* Information provided *
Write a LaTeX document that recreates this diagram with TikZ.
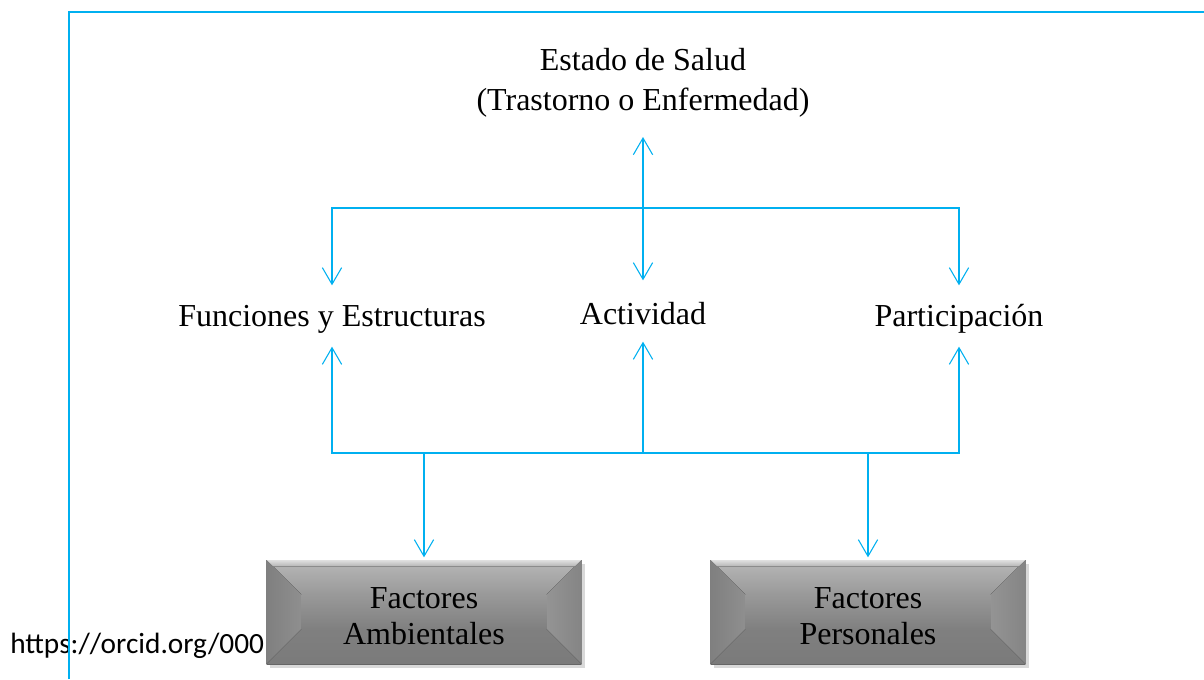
\documentclass[tikz,border=0pt]{standalone}
\usepackage{fontspec}
\setmainfont{Liberation Serif}
\newfontfamily\urlfont{Carlito}
\usetikzlibrary{arrows.meta,shadows,calc}
\definecolor{cy}{RGB}{0,176,240}
\tikzset{
  lbl/.style={font=\fontsize{24}{30}\selectfont, align=center, inner sep=0pt, outer sep=0pt},
  conn/.style={draw=cy, line width=0.8pt},
  tip/.style={-{Straight Barb[length=12.5pt,width=14.5pt,line width=0.8pt]}},
  bevelbox/.style={minimum width=236pt, minimum height=78pt, inner sep=0pt, outer sep=0pt,
    font=\fontsize{24}{27}\selectfont, align=center,
    top color=black!32, bottom color=black!55,
    drop shadow={opacity=0.3, shadow xshift=2.5pt, shadow yshift=-3pt},
    path picture={
      \coordinate (nw) at (path picture bounding box.north west);
      \coordinate (ne) at (path picture bounding box.north east);
      \coordinate (sw) at (path picture bounding box.south west);
      \coordinate (se) at (path picture bounding box.south east);
      \fill[top color=black!28, bottom color=black!40] (nw) -- (ne) -- ($(ne)+(-26pt,-26pt)$) -- ($(nw)+(26pt,-26pt)$) -- cycle;
      \fill[left color=black!50, right color=black!44] (nw) -- ($(nw)+(26pt,-26pt)$) -- ($(sw)+(26pt,26pt)$) -- (sw) -- cycle;
      \fill[left color=black!42, right color=black!48] (ne) -- ($(ne)+(-26pt,-26pt)$) -- ($(se)+(-26pt,26pt)$) -- (se) -- cycle;
      \fill[top color=black!50, bottom color=black!52] (sw) -- ($(sw)+(26pt,26pt)$) -- ($(se)+(-26pt,26pt)$) -- (se) -- cycle;
      \fill[top color=black!40, bottom color=black!50] ($(nw)+(26pt,-26pt)$) rectangle ($(se)+(-26pt,26pt)$);
      \fill[top color=black!12, bottom color=black!30] (nw) -- (ne) -- ($(ne)+(-5pt,-5pt)$) -- ($(nw)+(5pt,-5pt)$) -- cycle;
    }}
}
\begin{document}
\begin{tikzpicture}[x=0.75pt,y=-0.75pt]
\useasboundingbox (0,0) rectangle (1204,679);
% URL text
\node[font=\urlfont\fontsize{22}{26}\selectfont, anchor=west, inner sep=0pt] (url) at (10,646) {https://orcid.org/000};
% frame
\coordinate (fb) at (69,679);
\coordinate (fc) at (69,12);
\coordinate (fr) at (1204,12);
\draw[cy, line width=2.2pt] (fb) -- (fc) -- (fr);
% text nodes
\node[lbl, minimum height=81pt] (salud) at (643,83) {Estado de Salud\\(Trastorno o Enfermedad)};
\node[lbl, minimum height=46pt] (fun) at (332,316) {\rule{0pt}{21pt}Funciones y Estructuras};
\node[lbl, minimum height=46pt] (act) at (643,311) {\rule{0pt}{21pt}Actividad};
\node[lbl, minimum height=46pt] (part) at (959,316) {\rule{0pt}{21pt}Participación};
% boxes
\node[bevelbox] (amb) at (424,612) {\rule{0pt}{22pt}Factores\\Ambientales};
\node[bevelbox] (per) at (868,612) {\rule{0pt}{22pt}Factores\\Personales};
% junctions
\coordinate (ja) at (643,208);
\coordinate (jb) at (643,453);
% upper connectors
\draw[conn, {Straight Barb[length=12.5pt,width=14.5pt,line width=0.8pt]}-{Straight Barb[length=12.5pt,width=14.5pt,line width=0.8pt]}] (salud.south) -- (act.north);
\draw[conn, tip] (ja) -| (fun.north);
\draw[conn, tip] (ja) -| (part.north);
% lower connectors
\draw[conn, tip] (jb) -- (act.south);
\draw[conn, tip] (jb) -| (fun.south);
\draw[conn, tip] (jb) -| (part.south);
\draw[conn, tip, shorten >=2pt] (jb -| amb.north) -- (amb.north);
\draw[conn, tip, shorten >=2pt] (jb -| per.north) -- (per.north);
\end{tikzpicture}
\end{document}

* What is required *
Using the data above, write out every line exactly, leaving the images behind.

* Complete response *
Write a LaTeX document that recreates this diagram with TikZ.
\documentclass[tikz,border=0pt]{standalone}
\usepackage{fontspec}
\setmainfont{Liberation Serif}
\newfontfamily\urlfont{Carlito}
\usetikzlibrary{arrows.meta,shadows,calc}
\definecolor{cy}{RGB}{0,176,240}
\tikzset{
  lbl/.style={font=\fontsize{24}{30}\selectfont, align=center, inner sep=0pt, outer sep=0pt},
  conn/.style={draw=cy, line width=0.8pt},
  tip/.style={-{Straight Barb[length=12.5pt,width=14.5pt,line width=0.8pt]}},
  bevelbox/.style={minimum width=236pt, minimum height=78pt, inner sep=0pt, outer sep=0pt,
    font=\fontsize{24}{27}\selectfont, align=center,
    top color=black!32, bottom color=black!55,
    drop shadow={opacity=0.3, shadow xshift=2.5pt, shadow yshift=-3pt},
    path picture={
      \coordinate (nw) at (path picture bounding box.north west);
      \coordinate (ne) at (path picture bounding box.north east);
      \coordinate (sw) at (path picture bounding box.south west);
      \coordinate (se) at (path picture bounding box.south east);
      \fill[top color=black!28, bottom color=black!40] (nw) -- (ne) -- ($(ne)+(-26pt,-26pt)$) -- ($(nw)+(26pt,-26pt)$) -- cycle;
      \fill[left color=black!50, right color=black!44] (nw) -- ($(nw)+(26pt,-26pt)$) -- ($(sw)+(26pt,26pt)$) -- (sw) -- cycle;
      \fill[left color=black!42, right color=black!48] (ne) -- ($(ne)+(-26pt,-26pt)$) -- ($(se)+(-26pt,26pt)$) -- (se) -- cycle;
      \fill[top color=black!50, bottom color=black!52] (sw) -- ($(sw)+(26pt,26pt)$) -- ($(se)+(-26pt,26pt)$) -- (se) -- cycle;
      \fill[top color=black!40, bottom color=black!50] ($(nw)+(26pt,-26pt)$) rectangle ($(se)+(-26pt,26pt)$);
      \fill[top color=black!12, bottom color=black!30] (nw) -- (ne) -- ($(ne)+(-5pt,-5pt)$) -- ($(nw)+(5pt,-5pt)$) -- cycle;
    }}
}
\begin{document}
\begin{tikzpicture}[x=0.75pt,y=-0.75pt]
\useasboundingbox (0,0) rectangle (1204,679);
% URL text
\node[font=\urlfont\fontsize{22}{26}\selectfont, anchor=west, inner sep=0pt] (url) at (10,646) {https://orcid.org/000};
% frame
\coordinate (fb) at (69,679);
\coordinate (fc) at (69,12);
\coordinate (fr) at (1204,12);
\draw[cy, line width=2.2pt] (fb) -- (fc) -- (fr);
% text nodes
\node[lbl, minimum height=81pt] (salud) at (643,83) {Estado de Salud\\(Trastorno o Enfermedad)};
\node[lbl, minimum height=46pt] (fun) at (332,316) {\rule{0pt}{21pt}Funciones y Estructuras};
\node[lbl, minimum height=46pt] (act) at (643,311) {\rule{0pt}{21pt}Actividad};
\node[lbl, minimum height=46pt] (part) at (959,316) {\rule{0pt}{21pt}Participación};
% boxes
\node[bevelbox] (amb) at (424,612) {\rule{0pt}{22pt}Factores\\Ambientales};
\node[bevelbox] (per) at (868,612) {\rule{0pt}{22pt}Factores\\Personales};
% junctions
\coordinate (ja) at (643,208);
\coordinate (jb) at (643,453);
% upper connectors
\draw[conn, {Straight Barb[length=12.5pt,width=14.5pt,line width=0.8pt]}-{Straight Barb[length=12.5pt,width=14.5pt,line width=0.8pt]}] (salud.south) -- (act.north);
\draw[conn, tip] (ja) -| (fun.north);
\draw[conn, tip] (ja) -| (part.north);
% lower connectors
\draw[conn, tip] (jb) -- (act.south);
\draw[conn, tip] (jb) -| (fun.south);
\draw[conn, tip] (jb) -| (part.south);
\draw[conn, tip, shorten >=2pt] (jb -| amb.north) -- (amb.north);
\draw[conn, tip, shorten >=2pt] (jb -| per.north) -- (per.north);
\end{tikzpicture}
\end{document}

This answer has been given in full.